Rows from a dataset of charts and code
......
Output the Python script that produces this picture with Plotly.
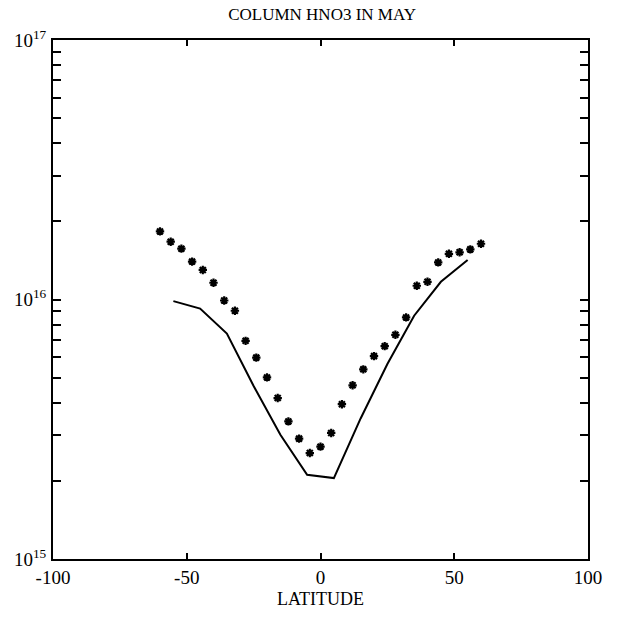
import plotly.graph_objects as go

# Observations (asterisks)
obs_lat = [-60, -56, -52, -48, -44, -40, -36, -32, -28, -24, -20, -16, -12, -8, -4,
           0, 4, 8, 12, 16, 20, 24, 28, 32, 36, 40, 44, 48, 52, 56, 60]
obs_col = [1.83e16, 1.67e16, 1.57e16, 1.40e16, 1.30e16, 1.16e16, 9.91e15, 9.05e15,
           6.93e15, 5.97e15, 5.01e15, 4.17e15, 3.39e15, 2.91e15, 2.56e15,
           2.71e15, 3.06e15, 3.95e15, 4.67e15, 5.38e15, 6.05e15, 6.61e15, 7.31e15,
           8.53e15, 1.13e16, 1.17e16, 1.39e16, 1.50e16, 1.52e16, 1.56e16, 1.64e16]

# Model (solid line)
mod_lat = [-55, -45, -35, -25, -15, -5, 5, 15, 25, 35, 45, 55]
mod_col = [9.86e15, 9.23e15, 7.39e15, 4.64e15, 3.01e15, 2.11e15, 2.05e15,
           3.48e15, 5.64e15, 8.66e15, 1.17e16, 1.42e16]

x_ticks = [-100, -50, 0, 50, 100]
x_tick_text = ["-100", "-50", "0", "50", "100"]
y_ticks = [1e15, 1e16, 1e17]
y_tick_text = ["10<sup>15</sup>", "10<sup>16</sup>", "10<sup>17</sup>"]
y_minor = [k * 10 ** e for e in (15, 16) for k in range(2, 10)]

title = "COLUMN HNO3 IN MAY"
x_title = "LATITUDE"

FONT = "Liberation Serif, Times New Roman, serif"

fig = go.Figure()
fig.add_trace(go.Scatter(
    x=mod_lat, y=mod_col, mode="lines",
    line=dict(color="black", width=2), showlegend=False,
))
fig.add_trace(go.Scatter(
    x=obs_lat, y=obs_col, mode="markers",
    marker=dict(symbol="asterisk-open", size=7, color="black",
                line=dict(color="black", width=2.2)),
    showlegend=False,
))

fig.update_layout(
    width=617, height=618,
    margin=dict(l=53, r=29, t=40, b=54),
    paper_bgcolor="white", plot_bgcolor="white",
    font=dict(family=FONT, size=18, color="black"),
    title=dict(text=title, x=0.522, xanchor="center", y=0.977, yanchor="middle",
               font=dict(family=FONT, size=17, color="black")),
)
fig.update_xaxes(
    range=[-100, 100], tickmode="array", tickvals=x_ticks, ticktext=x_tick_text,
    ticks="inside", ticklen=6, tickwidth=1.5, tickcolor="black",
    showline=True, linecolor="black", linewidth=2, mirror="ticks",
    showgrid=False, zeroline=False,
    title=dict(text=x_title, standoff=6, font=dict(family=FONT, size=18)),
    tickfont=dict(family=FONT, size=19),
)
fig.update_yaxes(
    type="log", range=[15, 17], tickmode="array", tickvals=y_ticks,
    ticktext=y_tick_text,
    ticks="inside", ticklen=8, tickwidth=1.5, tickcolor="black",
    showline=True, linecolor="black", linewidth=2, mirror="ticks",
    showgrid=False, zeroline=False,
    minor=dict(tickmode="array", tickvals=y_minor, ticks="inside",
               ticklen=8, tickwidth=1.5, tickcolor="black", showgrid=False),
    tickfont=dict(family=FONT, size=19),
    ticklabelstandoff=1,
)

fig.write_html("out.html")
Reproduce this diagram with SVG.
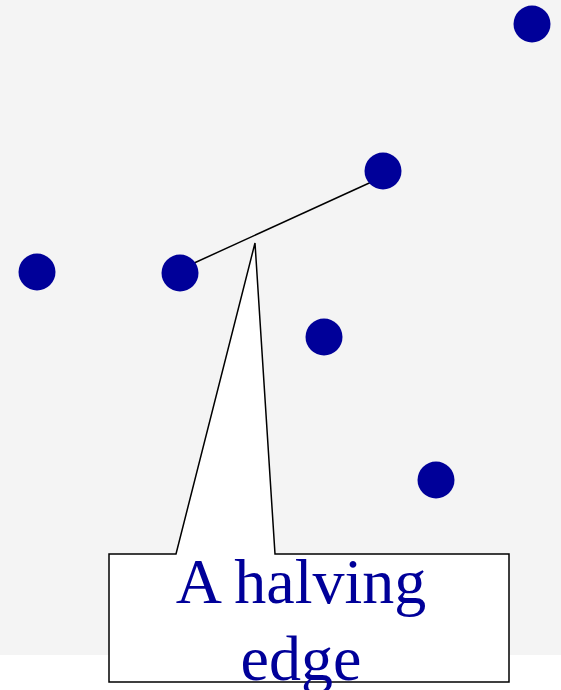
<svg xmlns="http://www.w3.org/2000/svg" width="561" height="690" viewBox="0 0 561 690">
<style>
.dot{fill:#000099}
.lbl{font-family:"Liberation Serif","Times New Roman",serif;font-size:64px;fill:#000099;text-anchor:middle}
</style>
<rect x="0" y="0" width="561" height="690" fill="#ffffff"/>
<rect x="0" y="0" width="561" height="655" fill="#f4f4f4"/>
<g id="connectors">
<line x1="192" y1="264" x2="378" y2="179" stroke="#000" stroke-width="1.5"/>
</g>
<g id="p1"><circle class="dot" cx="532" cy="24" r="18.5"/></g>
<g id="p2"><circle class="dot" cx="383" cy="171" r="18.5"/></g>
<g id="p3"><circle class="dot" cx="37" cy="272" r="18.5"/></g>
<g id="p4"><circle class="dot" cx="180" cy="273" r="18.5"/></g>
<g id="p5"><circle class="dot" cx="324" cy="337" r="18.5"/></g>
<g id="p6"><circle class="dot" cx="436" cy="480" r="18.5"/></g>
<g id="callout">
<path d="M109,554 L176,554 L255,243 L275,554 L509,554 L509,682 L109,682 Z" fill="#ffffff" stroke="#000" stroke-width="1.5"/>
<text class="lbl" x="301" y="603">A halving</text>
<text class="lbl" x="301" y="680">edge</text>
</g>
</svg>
......
*Task brief*: Images in the records should not be copied. Repeat all the rest exactly.

*Result of the task*:
Output the Python script that produces this picture with Plotly.
import plotly.graph_objects as go

# Observations (asterisks)
obs_lat = [-60, -56, -52, -48, -44, -40, -36, -32, -28, -24, -20, -16, -12, -8, -4,
           0, 4, 8, 12, 16, 20, 24, 28, 32, 36, 40, 44, 48, 52, 56, 60]
obs_col = [1.83e16, 1.67e16, 1.57e16, 1.40e16, 1.30e16, 1.16e16, 9.91e15, 9.05e15,
           6.93e15, 5.97e15, 5.01e15, 4.17e15, 3.39e15, 2.91e15, 2.56e15,
           2.71e15, 3.06e15, 3.95e15, 4.67e15, 5.38e15, 6.05e15, 6.61e15, 7.31e15,
           8.53e15, 1.13e16, 1.17e16, 1.39e16, 1.50e16, 1.52e16, 1.56e16, 1.64e16]

# Model (solid line)
mod_lat = [-55, -45, -35, -25, -15, -5, 5, 15, 25, 35, 45, 55]
mod_col = [9.86e15, 9.23e15, 7.39e15, 4.64e15, 3.01e15, 2.11e15, 2.05e15,
           3.48e15, 5.64e15, 8.66e15, 1.17e16, 1.42e16]

x_ticks = [-100, -50, 0, 50, 100]
x_tick_text = ["-100", "-50", "0", "50", "100"]
y_ticks = [1e15, 1e16, 1e17]
y_tick_text = ["10<sup>15</sup>", "10<sup>16</sup>", "10<sup>17</sup>"]
y_minor = [k * 10 ** e for e in (15, 16) for k in range(2, 10)]

title = "COLUMN HNO3 IN MAY"
x_title = "LATITUDE"

FONT = "Liberation Serif, Times New Roman, serif"

fig = go.Figure()
fig.add_trace(go.Scatter(
    x=mod_lat, y=mod_col, mode="lines",
    line=dict(color="black", width=2), showlegend=False,
))
fig.add_trace(go.Scatter(
    x=obs_lat, y=obs_col, mode="markers",
    marker=dict(symbol="asterisk-open", size=7, color="black",
                line=dict(color="black", width=2.2)),
    showlegend=False,
))

fig.update_layout(
    width=617, height=618,
    margin=dict(l=53, r=29, t=40, b=54),
    paper_bgcolor="white", plot_bgcolor="white",
    font=dict(family=FONT, size=18, color="black"),
    title=dict(text=title, x=0.522, xanchor="center", y=0.977, yanchor="middle",
               font=dict(family=FONT, size=17, color="black")),
)
fig.update_xaxes(
    range=[-100, 100], tickmode="array", tickvals=x_ticks, ticktext=x_tick_text,
    ticks="inside", ticklen=6, tickwidth=1.5, tickcolor="black",
    showline=True, linecolor="black", linewidth=2, mirror="ticks",
    showgrid=False, zeroline=False,
    title=dict(text=x_title, standoff=6, font=dict(family=FONT, size=18)),
    tickfont=dict(family=FONT, size=19),
)
fig.update_yaxes(
    type="log", range=[15, 17], tickmode="array", tickvals=y_ticks,
    ticktext=y_tick_text,
    ticks="inside", ticklen=8, tickwidth=1.5, tickcolor="black",
    showline=True, linecolor="black", linewidth=2, mirror="ticks",
    showgrid=False, zeroline=False,
    minor=dict(tickmode="array", tickvals=y_minor, ticks="inside",
               ticklen=8, tickwidth=1.5, tickcolor="black", showgrid=False),
    tickfont=dict(family=FONT, size=19),
    ticklabelstandoff=1,
)

fig.write_html("out.html")
Reproduce this diagram with SVG.
<svg xmlns="http://www.w3.org/2000/svg" width="561" height="690" viewBox="0 0 561 690">
<style>
.dot{fill:#000099}
.lbl{font-family:"Liberation Serif","Times New Roman",serif;font-size:64px;fill:#000099;text-anchor:middle}
</style>
<rect x="0" y="0" width="561" height="690" fill="#ffffff"/>
<rect x="0" y="0" width="561" height="655" fill="#f4f4f4"/>
<g id="connectors">
<line x1="192" y1="264" x2="378" y2="179" stroke="#000" stroke-width="1.5"/>
</g>
<g id="p1"><circle class="dot" cx="532" cy="24" r="18.5"/></g>
<g id="p2"><circle class="dot" cx="383" cy="171" r="18.5"/></g>
<g id="p3"><circle class="dot" cx="37" cy="272" r="18.5"/></g>
<g id="p4"><circle class="dot" cx="180" cy="273" r="18.5"/></g>
<g id="p5"><circle class="dot" cx="324" cy="337" r="18.5"/></g>
<g id="p6"><circle class="dot" cx="436" cy="480" r="18.5"/></g>
<g id="callout">
<path d="M109,554 L176,554 L255,243 L275,554 L509,554 L509,682 L109,682 Z" fill="#ffffff" stroke="#000" stroke-width="1.5"/>
<text class="lbl" x="301" y="603">A halving</text>
<text class="lbl" x="301" y="680">edge</text>
</g>
</svg>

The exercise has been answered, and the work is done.